Task prompt:
Transcribe all of the data exactly. Omit the pictures.

··· Information given

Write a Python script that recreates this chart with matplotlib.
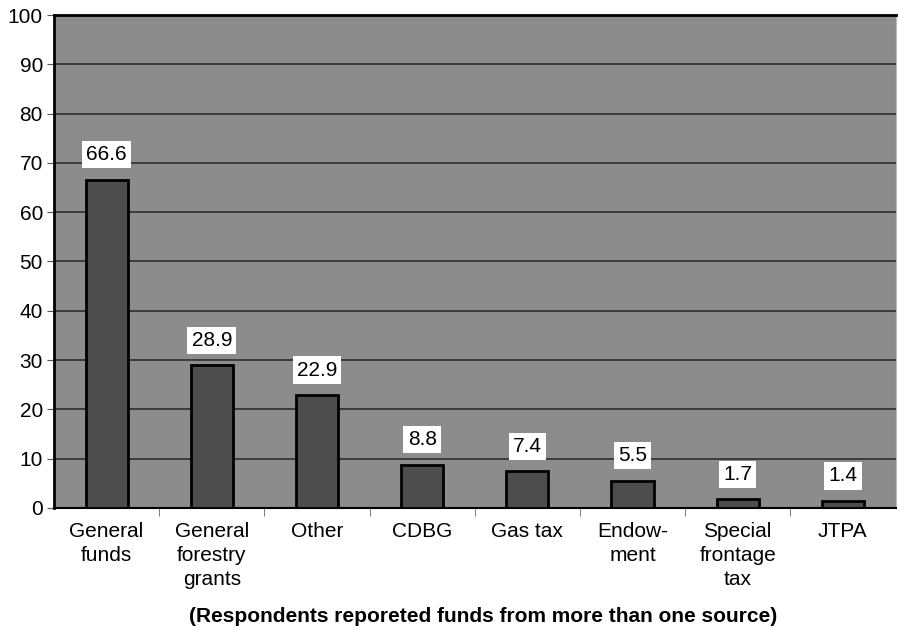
import matplotlib.pyplot as plt

categories = ["General\nfunds", "General\nforestry\ngrants", "Other", "CDBG",
              "Gas tax", "Endow-\nment", "Special\nfrontage\ntax", "JTPA"]
values = [66.6, 28.9, 22.9, 8.8, 7.4, 5.5, 1.7, 1.4]
y_ticks = list(range(0, 101, 10))

plt.rcParams["font.family"] = ["Liberation Sans", "DejaVu Sans"]

fig = plt.figure(figsize=(9, 6.27), dpi=100)
ax = fig.add_axes([0.06, 0.19, 0.935, 0.786])
ax.set_facecolor("#8c8c8c")

x = list(range(len(categories)))
ax.bar(x, values, width=0.4, color="#4d4d4d", edgecolor="black", linewidth=2, zorder=3)

for xi, v in zip(x, values):
    ax.annotate(f"{v}", (xi, v), xytext=(0, 18), textcoords="offset points",
                ha="center", va="center", fontsize=15, zorder=4,
                bbox=dict(boxstyle="square,pad=0.2", fc="white", ec="none"))

ax.set_xlim(-0.5, len(categories) - 0.5)
ax.set_ylim(0, 100)
ax.set_yticks(y_ticks)
ax.set_yticklabels([str(t) for t in y_ticks], fontsize=15)
ax.yaxis.grid(True, color="#2e2e2e", linewidth=1.2, zorder=1)
ax.set_axisbelow(True)

ax.set_xticks(x)
ax.set_xticklabels(categories, fontsize=15, va="top", linespacing=1.35)
ax.tick_params(axis="x", length=0, pad=10)
ax.set_xticks([i + 0.5 for i in x[:-1]], minor=True)
ax.tick_params(axis="x", which="minor", length=6, color="#666666")
ax.tick_params(axis="y", length=5, pad=3, color="#555555")

for side in ["left", "top"]:
    ax.spines[side].set_linewidth(2)
ax.spines["bottom"].set_linewidth(1.5)
ax.spines["right"].set_color("#bbbbbb")

fig.text(483 / 900, 1 - 616 / 627,
         "(Respondents reporeted funds from more than one source)",
         fontsize=15, fontweight="bold", ha="center", va="center")

fig.savefig("out.png", dpi=100)
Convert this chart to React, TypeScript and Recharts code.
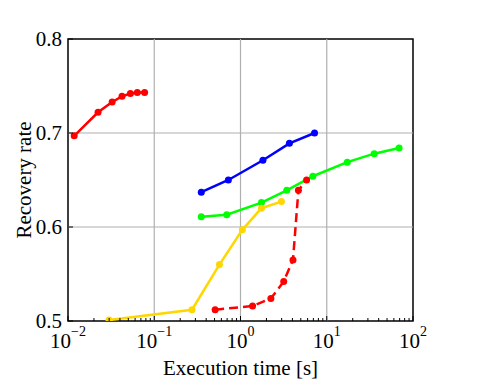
import React from 'react';
import { LineChart, Line, XAxis, YAxis, ReferenceLine, ReferenceArea } from 'recharts';

const redSolidX = [0.0118, 0.0223, 0.0325, 0.0423, 0.0529, 0.0636, 0.0773];
const redSolidY = [0.697, 0.722, 0.733, 0.739, 0.742, 0.743, 0.743];
const blueX = [0.351, 0.723, 1.82, 3.69, 7.22];
const blueY = [0.637, 0.65, 0.671, 0.689, 0.7];
const greenX = [0.351, 0.693, 1.75, 3.44, 6.9, 17.3, 35.5, 69];
const greenY = [0.611, 0.613, 0.626, 0.639, 0.654, 0.669, 0.678, 0.684];
const yellowX = [0.0299, 0.274, 0.57, 1.05, 1.75, 2.98];
const yellowY = [0.501, 0.512, 0.56, 0.597, 0.62, 0.627];
const redDashedX = [0.508, 1.38, 2.25, 3.17, 4.06, 4.69, 5.84];
const redDashedY = [0.512, 0.516, 0.524, 0.542, 0.565, 0.639, 0.65];

const xMajorTicks = [0.01, 0.1, 1, 10, 100];
const xMinorMultipliers = [2, 3, 4, 5, 6, 7, 8, 9];
const yTicks = [0.5, 0.6, 0.7, 0.8];
const xGrid = [0.1, 1, 10];
const yGrid = [0.6, 0.7];

const xTicks: number[] = [];
xMajorTicks.forEach((m, i) => {
  xTicks.push(m);
  if (i < xMajorTicks.length - 1) xMinorMultipliers.forEach((k) => xTicks.push(+(m * k).toPrecision(6)));
});

const zip = (xs: number[], ys: number[]) => xs.map((x, i) => ({ x, y: ys[i] }));

const FONT = "'Liberation Serif', 'Times New Roman', 'DejaVu Serif', serif";
const textStyle = { fontFamily: FONT };

const XTick = (props: any) => {
  const { x, y, payload } = props;
  const v = payload.value;
  const lg = Math.log10(v);
  const e = Math.round(lg);
  const major = Math.abs(lg - e) < 1e-6;
  return (
    <g>
      <line x1={x} x2={x} y1={y} y2={y - (major ? 5 : 3)} stroke="#000" strokeWidth={1} />
      {major && (
        <text x={x} y={y + 27} textAnchor="middle" style={textStyle} fontSize={21} fill="#000">
          <tspan>10</tspan>
          <tspan dy={-12} fontSize={14}>{e < 0 ? '\u2212' + Math.abs(e) : String(e)}</tspan>
        </text>
      )}
    </g>
  );
};

const YTick = (props: any) => {
  const { x, y, payload } = props;
  return (
    <g>
      <line x1={x} x2={x + 5} y1={y} y2={y} stroke="#000" strokeWidth={1} />
      <text x={x - 6} y={y + 7} textAnchor="end" style={textStyle} fontSize={21} fill="#000">
        {payload.value.toFixed(1)}
      </text>
    </g>
  );
};

const series = [
  { name: 'redSolid', data: zip(redSolidX, redSolidY), color: '#ff0000', dash: undefined },
  { name: 'blue', data: zip(blueX, blueY), color: '#0000ff', dash: undefined },
  { name: 'green', data: zip(greenX, greenY), color: '#00ff00', dash: undefined },
  { name: 'yellow', data: zip(yellowX, yellowY), color: '#ffd700', dash: undefined },
  { name: 'redDashed', data: zip(redDashedX, redDashedY), color: '#ff0000', dash: '9 5' },
];

export default function App() {
  return (
    <div style={{ width: 473, height: 382, fontFamily: FONT }}>
      <LineChart width={473} height={382} margin={{ top: 31, right: 68, bottom: 0, left: 0 }}>
        <XAxis
          type="number"
          dataKey="x"
          scale="log"
          domain={[0.01, 100]}
          ticks={xTicks}
          interval={0}
          allowDataOverflow
          tickSize={0}
          tickMargin={0}
          tickLine={false}
          axisLine={false}
          height={69}
          tick={<XTick />}
          label={{
            content: (p: any) => {
              const vb = p.viewBox;
              return (
                <text x={vb.x + vb.width / 2} y={vb.y + 54} textAnchor="middle" style={textStyle} fontSize={21} fill="#000">
                  Execution time [s]
                </text>
              );
            },
          }}
        />
        <YAxis
          type="number"
          dataKey="y"
          domain={[0.5, 0.8]}
          ticks={yTicks}
          interval={0}
          allowDataOverflow
          tickSize={0}
          tickMargin={0}
          tickLine={false}
          axisLine={false}
          width={60}
          tick={<YTick />}
          label={{
            content: (p: any) => {
              const vb = p.viewBox;
              const cy = vb.y + vb.height / 2;
              return (
                <text x={23} y={cy} transform={`rotate(-90, 23, ${cy})`} textAnchor="middle" style={textStyle} fontSize={21} fill="#000">
                  Recovery rate
                </text>
              );
            },
          }}
        />
        {xGrid.map((g) => (
          <ReferenceLine key={'gx' + g} x={g} stroke="#b0b0b0" strokeWidth={1.2} />
        ))}
        {yGrid.map((g) => (
          <ReferenceLine key={'gy' + g} y={g} stroke="#b0b0b0" strokeWidth={1.2} />
        ))}
        {series.map((s) => (
          <Line
            key={s.name}
            data={s.data}
            dataKey="y"
            type="linear"
            stroke={s.color}
            strokeWidth={2.5}
            strokeDasharray={s.dash}
            dot={{ r: 3.5, fill: s.color, stroke: s.color, strokeWidth: 0 }}
            activeDot={false}
            isAnimationActive={false}
          />
        ))}
        <ReferenceArea x1={0.01} x2={100} y1={0.5} y2={0.8} fill="none" stroke="#000" strokeWidth={1.5} />
      </LineChart>
    </div>
  );
}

······

Written reply:
Write a Python script that recreates this chart with matplotlib.
import matplotlib.pyplot as plt

categories = ["General\nfunds", "General\nforestry\ngrants", "Other", "CDBG",
              "Gas tax", "Endow-\nment", "Special\nfrontage\ntax", "JTPA"]
values = [66.6, 28.9, 22.9, 8.8, 7.4, 5.5, 1.7, 1.4]
y_ticks = list(range(0, 101, 10))

plt.rcParams["font.family"] = ["Liberation Sans", "DejaVu Sans"]

fig = plt.figure(figsize=(9, 6.27), dpi=100)
ax = fig.add_axes([0.06, 0.19, 0.935, 0.786])
ax.set_facecolor("#8c8c8c")

x = list(range(len(categories)))
ax.bar(x, values, width=0.4, color="#4d4d4d", edgecolor="black", linewidth=2, zorder=3)

for xi, v in zip(x, values):
    ax.annotate(f"{v}", (xi, v), xytext=(0, 18), textcoords="offset points",
                ha="center", va="center", fontsize=15, zorder=4,
                bbox=dict(boxstyle="square,pad=0.2", fc="white", ec="none"))

ax.set_xlim(-0.5, len(categories) - 0.5)
ax.set_ylim(0, 100)
ax.set_yticks(y_ticks)
ax.set_yticklabels([str(t) for t in y_ticks], fontsize=15)
ax.yaxis.grid(True, color="#2e2e2e", linewidth=1.2, zorder=1)
ax.set_axisbelow(True)

ax.set_xticks(x)
ax.set_xticklabels(categories, fontsize=15, va="top", linespacing=1.35)
ax.tick_params(axis="x", length=0, pad=10)
ax.set_xticks([i + 0.5 for i in x[:-1]], minor=True)
ax.tick_params(axis="x", which="minor", length=6, color="#666666")
ax.tick_params(axis="y", length=5, pad=3, color="#555555")

for side in ["left", "top"]:
    ax.spines[side].set_linewidth(2)
ax.spines["bottom"].set_linewidth(1.5)
ax.spines["right"].set_color("#bbbbbb")

fig.text(483 / 900, 1 - 616 / 627,
         "(Respondents reporeted funds from more than one source)",
         fontsize=15, fontweight="bold", ha="center", va="center")

fig.savefig("out.png", dpi=100)
Convert this chart to React, TypeScript and Recharts code.
import React from 'react';
import { LineChart, Line, XAxis, YAxis, ReferenceLine, ReferenceArea } from 'recharts';

const redSolidX = [0.0118, 0.0223, 0.0325, 0.0423, 0.0529, 0.0636, 0.0773];
const redSolidY = [0.697, 0.722, 0.733, 0.739, 0.742, 0.743, 0.743];
const blueX = [0.351, 0.723, 1.82, 3.69, 7.22];
const blueY = [0.637, 0.65, 0.671, 0.689, 0.7];
const greenX = [0.351, 0.693, 1.75, 3.44, 6.9, 17.3, 35.5, 69];
const greenY = [0.611, 0.613, 0.626, 0.639, 0.654, 0.669, 0.678, 0.684];
const yellowX = [0.0299, 0.274, 0.57, 1.05, 1.75, 2.98];
const yellowY = [0.501, 0.512, 0.56, 0.597, 0.62, 0.627];
const redDashedX = [0.508, 1.38, 2.25, 3.17, 4.06, 4.69, 5.84];
const redDashedY = [0.512, 0.516, 0.524, 0.542, 0.565, 0.639, 0.65];

const xMajorTicks = [0.01, 0.1, 1, 10, 100];
const xMinorMultipliers = [2, 3, 4, 5, 6, 7, 8, 9];
const yTicks = [0.5, 0.6, 0.7, 0.8];
const xGrid = [0.1, 1, 10];
const yGrid = [0.6, 0.7];

const xTicks: number[] = [];
xMajorTicks.forEach((m, i) => {
  xTicks.push(m);
  if (i < xMajorTicks.length - 1) xMinorMultipliers.forEach((k) => xTicks.push(+(m * k).toPrecision(6)));
});

const zip = (xs: number[], ys: number[]) => xs.map((x, i) => ({ x, y: ys[i] }));

const FONT = "'Liberation Serif', 'Times New Roman', 'DejaVu Serif', serif";
const textStyle = { fontFamily: FONT };

const XTick = (props: any) => {
  const { x, y, payload } = props;
  const v = payload.value;
  const lg = Math.log10(v);
  const e = Math.round(lg);
  const major = Math.abs(lg - e) < 1e-6;
  return (
    <g>
      <line x1={x} x2={x} y1={y} y2={y - (major ? 5 : 3)} stroke="#000" strokeWidth={1} />
      {major && (
        <text x={x} y={y + 27} textAnchor="middle" style={textStyle} fontSize={21} fill="#000">
          <tspan>10</tspan>
          <tspan dy={-12} fontSize={14}>{e < 0 ? '\u2212' + Math.abs(e) : String(e)}</tspan>
        </text>
      )}
    </g>
  );
};

const YTick = (props: any) => {
  const { x, y, payload } = props;
  return (
    <g>
      <line x1={x} x2={x + 5} y1={y} y2={y} stroke="#000" strokeWidth={1} />
      <text x={x - 6} y={y + 7} textAnchor="end" style={textStyle} fontSize={21} fill="#000">
        {payload.value.toFixed(1)}
      </text>
    </g>
  );
};

const series = [
  { name: 'redSolid', data: zip(redSolidX, redSolidY), color: '#ff0000', dash: undefined },
  { name: 'blue', data: zip(blueX, blueY), color: '#0000ff', dash: undefined },
  { name: 'green', data: zip(greenX, greenY), color: '#00ff00', dash: undefined },
  { name: 'yellow', data: zip(yellowX, yellowY), color: '#ffd700', dash: undefined },
  { name: 'redDashed', data: zip(redDashedX, redDashedY), color: '#ff0000', dash: '9 5' },
];

export default function App() {
  return (
    <div style={{ width: 473, height: 382, fontFamily: FONT }}>
      <LineChart width={473} height={382} margin={{ top: 31, right: 68, bottom: 0, left: 0 }}>
        <XAxis
          type="number"
          dataKey="x"
          scale="log"
          domain={[0.01, 100]}
          ticks={xTicks}
          interval={0}
          allowDataOverflow
          tickSize={0}
          tickMargin={0}
          tickLine={false}
          axisLine={false}
          height={69}
          tick={<XTick />}
          label={{
            content: (p: any) => {
              const vb = p.viewBox;
              return (
                <text x={vb.x + vb.width / 2} y={vb.y + 54} textAnchor="middle" style={textStyle} fontSize={21} fill="#000">
                  Execution time [s]
                </text>
              );
            },
          }}
        />
        <YAxis
          type="number"
          dataKey="y"
          domain={[0.5, 0.8]}
          ticks={yTicks}
          interval={0}
          allowDataOverflow
          tickSize={0}
          tickMargin={0}
          tickLine={false}
          axisLine={false}
          width={60}
          tick={<YTick />}
          label={{
            content: (p: any) => {
              const vb = p.viewBox;
              const cy = vb.y + vb.height / 2;
              return (
                <text x={23} y={cy} transform={`rotate(-90, 23, ${cy})`} textAnchor="middle" style={textStyle} fontSize={21} fill="#000">
                  Recovery rate
                </text>
              );
            },
          }}
        />
        {xGrid.map((g) => (
          <ReferenceLine key={'gx' + g} x={g} stroke="#b0b0b0" strokeWidth={1.2} />
        ))}
        {yGrid.map((g) => (
          <ReferenceLine key={'gy' + g} y={g} stroke="#b0b0b0" strokeWidth={1.2} />
        ))}
        {series.map((s) => (
          <Line
            key={s.name}
            data={s.data}
            dataKey="y"
            type="linear"
            stroke={s.color}
            strokeWidth={2.5}
            strokeDasharray={s.dash}
            dot={{ r: 3.5, fill: s.color, stroke: s.color, strokeWidth: 0 }}
            activeDot={false}
            isAnimationActive={false}
          />
        ))}
        <ReferenceArea x1={0.01} x2={100} y1={0.5} y2={0.8} fill="none" stroke="#000" strokeWidth={1.5} />
      </LineChart>
    </div>
  );
}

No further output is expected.